EXERCISE OBJECTIVE: Leaving out the pictures, retype the lines from the beginning of the listing through the line containing "hatch_lw = [1.0, 1.0, 1.0, 1.0, 0.8, 1.3, 6.0, 1.0]".

BEGIN DATASET CONTENT

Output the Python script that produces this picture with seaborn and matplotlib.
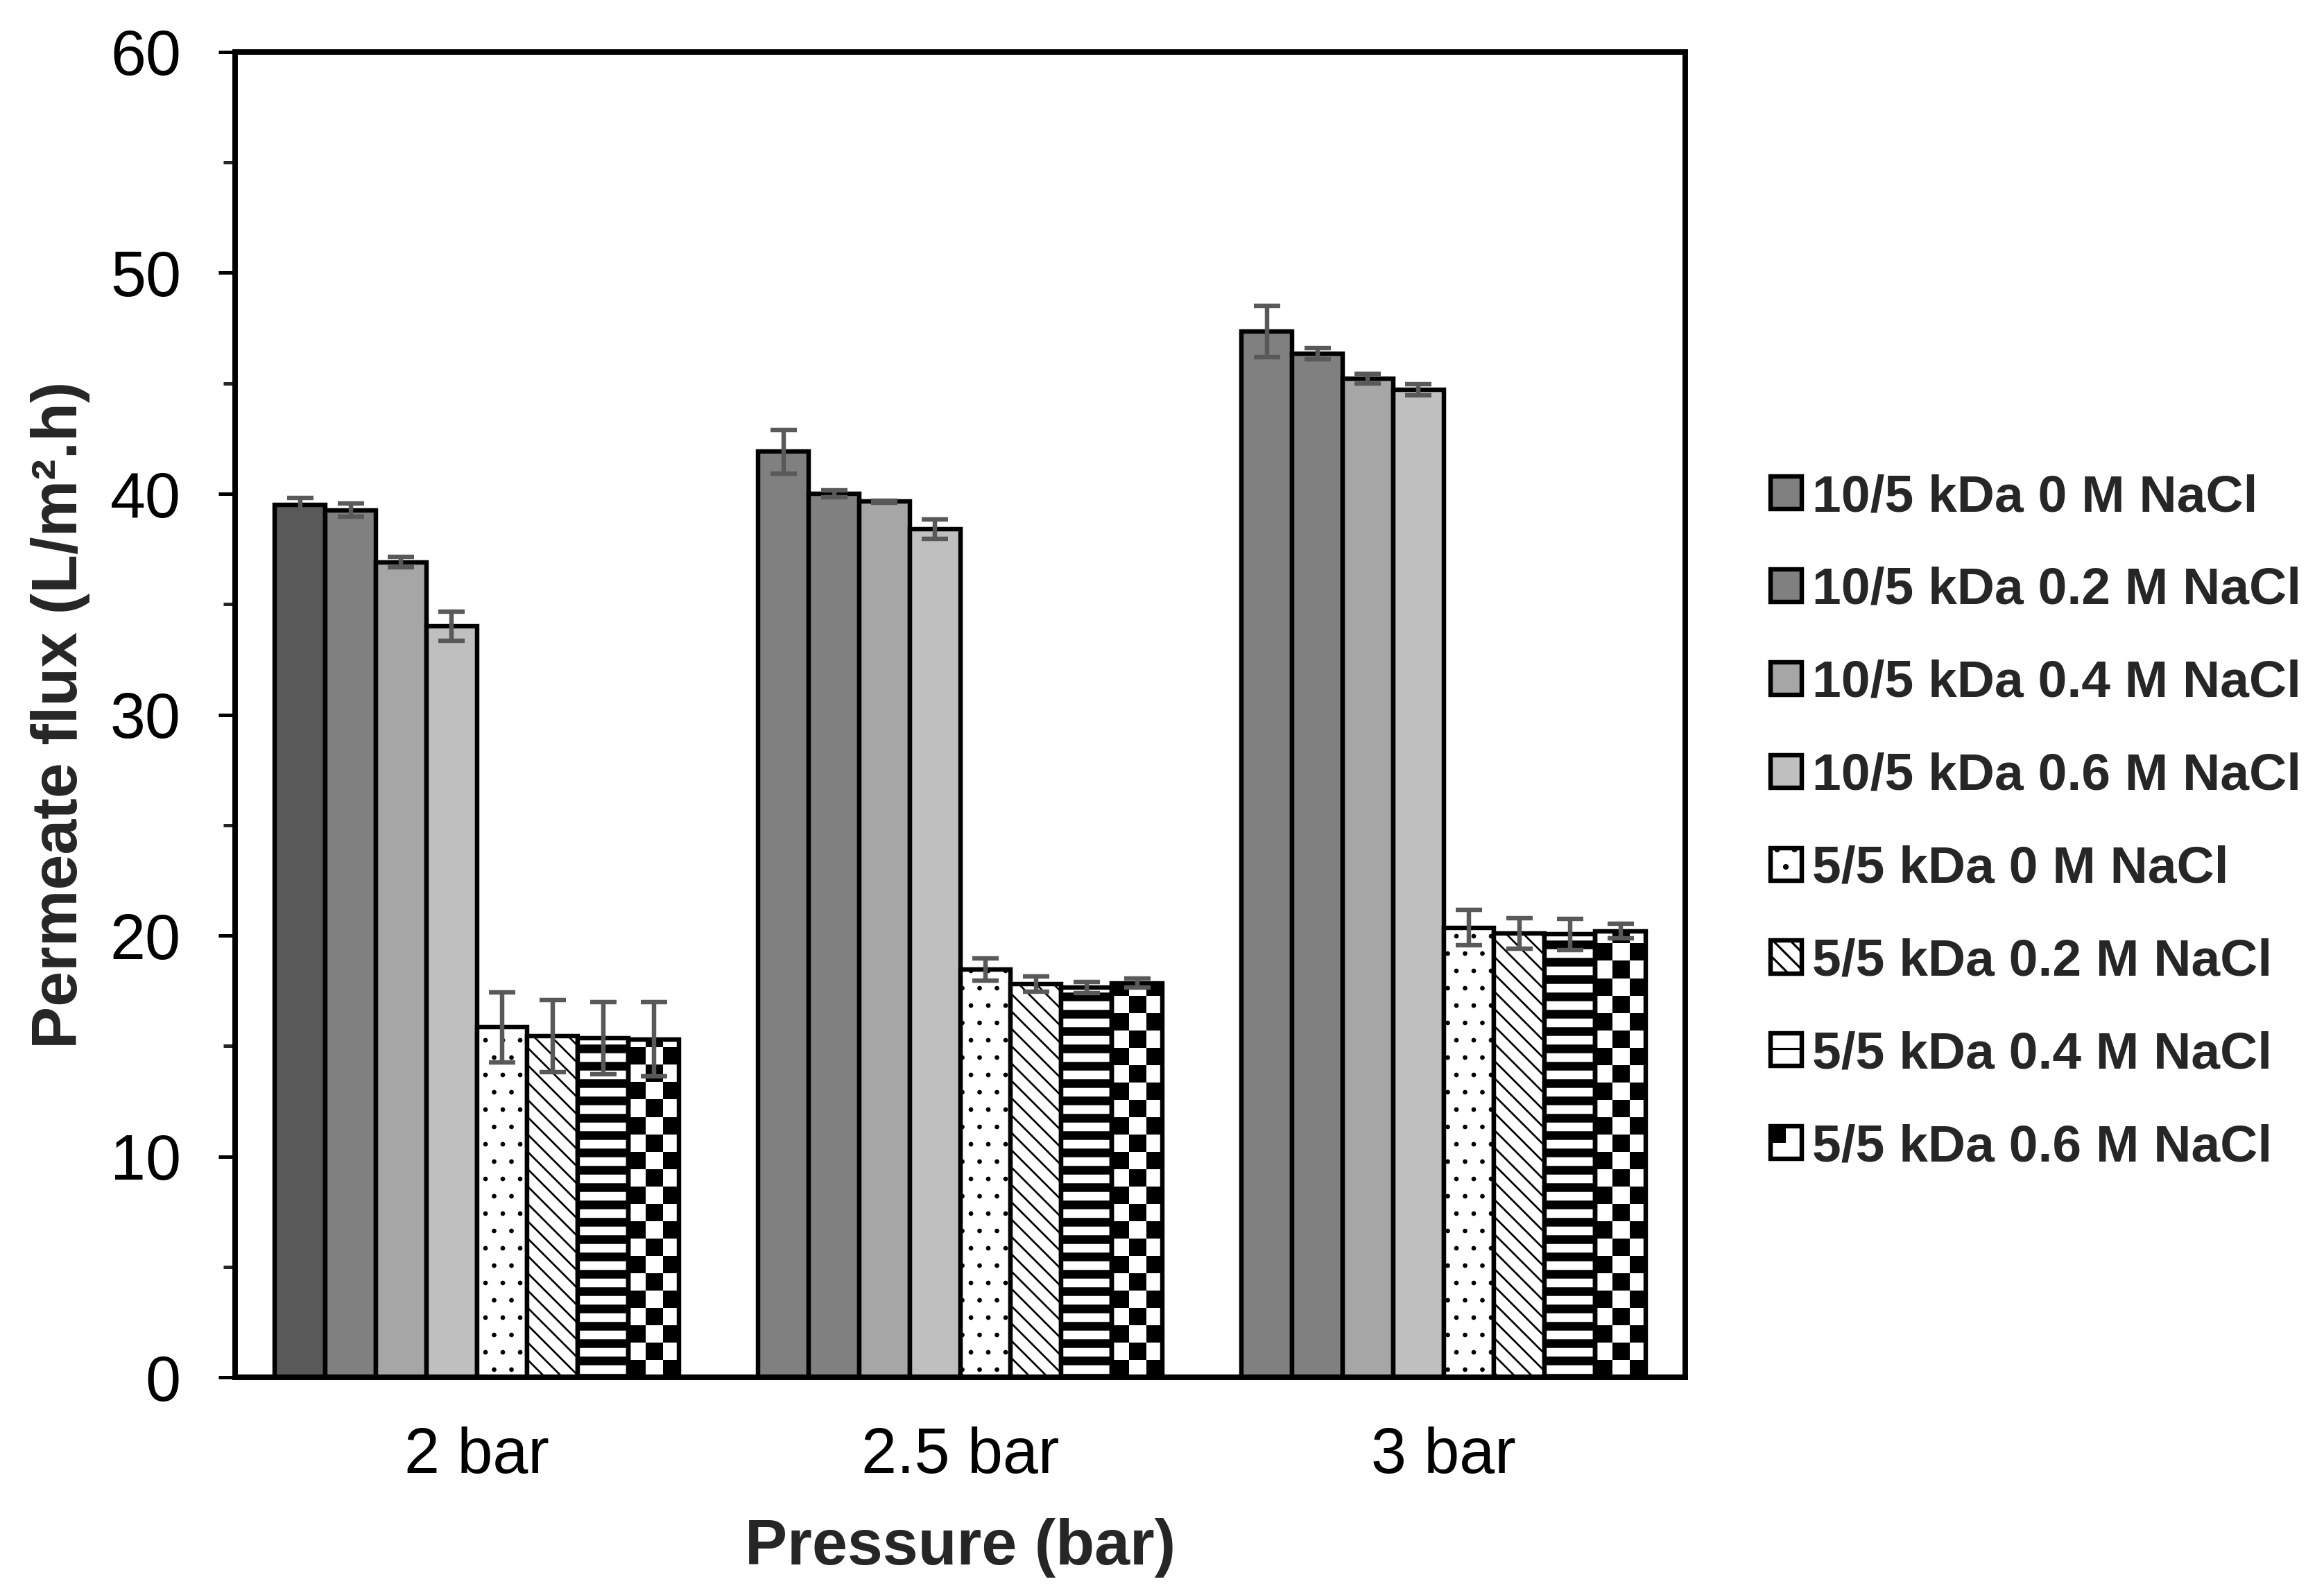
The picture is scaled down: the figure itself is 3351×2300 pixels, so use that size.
import numpy as np
import pandas as pd
import seaborn as sns
import matplotlib.pyplot as plt
import matplotlib.patches as mpatches
from matplotlib.colors import ListedColormap
from matplotlib.legend_handler import HandlerBase
from matplotlib.ticker import MultipleLocator

pressures = ['2 bar', '2.5 bar', '3 bar']
series = [
    '10/5 kDa 0 M NaCl',
    '10/5 kDa 0.2 M NaCl',
    '10/5 kDa 0.4 M NaCl',
    '10/5 kDa 0.6 M NaCl',
    '5/5 kDa 0 M NaCl',
    '5/5 kDa 0.2 M NaCl',
    '5/5 kDa 0.4 M NaCl',
    '5/5 kDa 0.6 M NaCl',
]

# permeate flux per series, one value per pressure
flux_10_0 = [39.5, 41.9, 47.35]
flux_10_02 = [39.25, 40.0, 46.35]
flux_10_04 = [36.9, 39.65, 45.2]
flux_10_06 = [34.0, 38.4, 44.7]
flux_5_0 = [15.85, 18.45, 20.35]
flux_5_02 = [15.45, 17.8, 20.1]
flux_5_04 = [15.35, 17.65, 20.05]
flux_5_06 = [15.3, 17.85, 20.2]

# standard deviations
sd_10_0 = [0.3, 1.0, 1.17]
sd_10_02 = [0.3, 0.15, 0.25]
sd_10_04 = [0.24, 0.05, 0.22]
sd_10_06 = [0.67, 0.45, 0.25]
sd_5_0 = [1.58, 0.5, 0.8]
sd_5_02 = [1.64, 0.35, 0.7]
sd_5_04 = [1.63, 0.25, 0.72]
sd_5_06 = [1.68, 0.2, 0.33]

flux = [flux_10_0, flux_10_02, flux_10_04, flux_10_06,
        flux_5_0, flux_5_02, flux_5_04, flux_5_06]
flux_sd = [sd_10_0, sd_10_02, sd_10_04, sd_10_06,
           sd_5_0, sd_5_02, sd_5_04, sd_5_06]

bar_colors = ['#808080', '#808080', '#A6A6A6', '#BFBFBF',
              'white', 'white', 'white', 'white']
hatches = [None, None, None, None, '.', '\\\\', '-', None]
hatch_lw = [1.0, 1.0, 1.0, 1.0, 0.8, 1.3, 6.0, 1.0]

rows = []
for s, vals in zip(series, flux):
    for p, v in zip(pressures, vals):
        rows.append({'pressure': p, 'series': s, 'flux': v})
df = pd.DataFrame(rows)

sns.set_style('ticks')
plt.rcParams['font.family'] = ['Liberation Sans', 'DejaVu Sans']
plt.rcParams['hatch.linewidth'] = 1.5

DPI = 150
fig = plt.figure(figsize=(3351 / DPI, 2300 / DPI), dpi=DPI)
ax = fig.add_axes([0.1012, 0.1365, 0.6240, 0.8309])

EDGE_LW = 3.1

sns.barplot(
    data=df, x='pressure', y='flux', hue='series',
    order=pressures, hue_order=series,
    palette=dict(zip(series, bar_colors)),
    width=0.836, edgecolor='black', linewidth=EDGE_LW,
    saturation=1, errorbar=None, legend=False, ax=ax
)


def set_hlw(patch, lw):
    if hasattr(patch, 'set_hatch_linewidth'):
        patch.set_hatch_linewidth(lw)


# the very first bar is drawn darker in the original figure
ax.containers[0][0].set_facecolor('#595959')

ax_w_px = 0.6240 * 3351
ax_h_px = 0.8309 * 2300
cell_x = 25 * 3.0 / ax_w_px
cell_y = 25 * 60.0 / ax_h_px
checker_cmap = ListedColormap(['white', 'black'])

xs, ys, es = [], [], []
for k, cont in enumerate(ax.containers):
    for j, bar in enumerate(cont):
        if hatches[k]:
            bar.set_hatch(hatches[k])
            set_hlw(bar, hatch_lw[k])
        if k == 7:
            # checkerboard fill, clipped to the bar
            bar.set_facecolor('none')
            x0 = bar.get_x()
            nx = int(np.ceil(bar.get_width() / cell_x))
            ny = int(np.ceil(bar.get_height() / cell_y))
            board = (np.add.outer(np.arange(ny), np.arange(nx)) % 2 == 0).astype(int)
            im = ax.imshow(board, cmap=checker_cmap, origin='lower',
                           extent=(x0, x0 + nx * cell_x, 0, ny * cell_y),
                           interpolation='nearest', aspect='auto', zorder=0.9)
            im.set_clip_path(bar)
        xs.append(bar.get_x() + bar.get_width() / 2)
        ys.append(bar.get_height())
        es.append(flux_sd[k][j])

ax.errorbar(xs, ys, yerr=es, fmt='none', ecolor='#595959',
            elinewidth=3.1, capsize=9.1, capthick=3.1, zorder=3)

ax.set_xlim(-0.5, 2.5)
ax.set_ylim(0, 60)
ax.yaxis.set_major_locator(MultipleLocator(10))
ax.yaxis.set_minor_locator(MultipleLocator(5))

for side in ['left', 'right', 'top', 'bottom']:
    ax.spines[side].set_visible(True)
    ax.spines[side].set_linewidth(3.8)
    ax.spines[side].set_color('black')

ax.tick_params(axis='y', which='major', direction='out', length=11.5, width=2.4,
               pad=26, labelsize=44, colors='black')
ax.tick_params(axis='y', which='minor', direction='out', length=8, width=2.4)
ax.tick_params(axis='x', which='major', length=0, pad=34, labelsize=44, colors='black')

ax.set_xlabel('Pressure (bar)', fontsize=44, fontweight='bold', labelpad=22)
ax.set_ylabel('Permeate flux (L/m\u00b2.h)', fontsize=44, fontweight='bold', labelpad=14)


class CheckerHandler(HandlerBase):
    def create_artists(self, legend, orig_handle, xdescent, ydescent,
                       width, height, fontsize, trans):
        box = mpatches.Rectangle((-xdescent, -ydescent), width, height,
                                 facecolor='white', edgecolor='black',
                                 lw=EDGE_LW, transform=trans)
        quad = mpatches.Rectangle((-xdescent, -ydescent + height / 2),
                                  width / 2, height / 2, facecolor='black',
                                  lw=0, transform=trans)
        return [box, quad]


handles = []
for k in range(8):
    h = mpatches.Patch(facecolor=bar_colors[k], edgecolor='black', lw=EDGE_LW,
                       hatch=hatches[k], label=series[k])
    set_hlw(h, hatch_lw[k])
    handles.append(h)

leg = fig.legend(handles=handles, loc='center left', bbox_to_anchor=(0.7618, 0.4843),
                 frameon=False, borderpad=0, borderaxespad=0,
                 handlelength=0.6, handleheight=0.59,
                 handletextpad=0.2, labelspacing=0.865,
                 prop={'size': 36, 'weight': 'bold'},
                 handler_map={handles[7]: CheckerHandler()})

fig.savefig('out.png', dpi=DPI)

END DATASET CONTENT

SOLUTION TO THE EXERCISE:
Output the Python script that produces this picture with seaborn and matplotlib.
The picture is scaled down: the figure itself is 3351×2300 pixels, so use that size.
import numpy as np
import pandas as pd
import seaborn as sns
import matplotlib.pyplot as plt
import matplotlib.patches as mpatches
from matplotlib.colors import ListedColormap
from matplotlib.legend_handler import HandlerBase
from matplotlib.ticker import MultipleLocator

pressures = ['2 bar', '2.5 bar', '3 bar']
series = [
    '10/5 kDa 0 M NaCl',
    '10/5 kDa 0.2 M NaCl',
    '10/5 kDa 0.4 M NaCl',
    '10/5 kDa 0.6 M NaCl',
    '5/5 kDa 0 M NaCl',
    '5/5 kDa 0.2 M NaCl',
    '5/5 kDa 0.4 M NaCl',
    '5/5 kDa 0.6 M NaCl',
]

# permeate flux per series, one value per pressure
flux_10_0 = [39.5, 41.9, 47.35]
flux_10_02 = [39.25, 40.0, 46.35]
flux_10_04 = [36.9, 39.65, 45.2]
flux_10_06 = [34.0, 38.4, 44.7]
flux_5_0 = [15.85, 18.45, 20.35]
flux_5_02 = [15.45, 17.8, 20.1]
flux_5_04 = [15.35, 17.65, 20.05]
flux_5_06 = [15.3, 17.85, 20.2]

# standard deviations
sd_10_0 = [0.3, 1.0, 1.17]
sd_10_02 = [0.3, 0.15, 0.25]
sd_10_04 = [0.24, 0.05, 0.22]
sd_10_06 = [0.67, 0.45, 0.25]
sd_5_0 = [1.58, 0.5, 0.8]
sd_5_02 = [1.64, 0.35, 0.7]
sd_5_04 = [1.63, 0.25, 0.72]
sd_5_06 = [1.68, 0.2, 0.33]

flux = [flux_10_0, flux_10_02, flux_10_04, flux_10_06,
        flux_5_0, flux_5_02, flux_5_04, flux_5_06]
flux_sd = [sd_10_0, sd_10_02, sd_10_04, sd_10_06,
           sd_5_0, sd_5_02, sd_5_04, sd_5_06]

bar_colors = ['#808080', '#808080', '#A6A6A6', '#BFBFBF',
              'white', 'white', 'white', 'white']
hatches = [None, None, None, None, '.', '\\\\', '-', None]
hatch_lw = [1.0, 1.0, 1.0, 1.0, 0.8, 1.3, 6.0, 1.0]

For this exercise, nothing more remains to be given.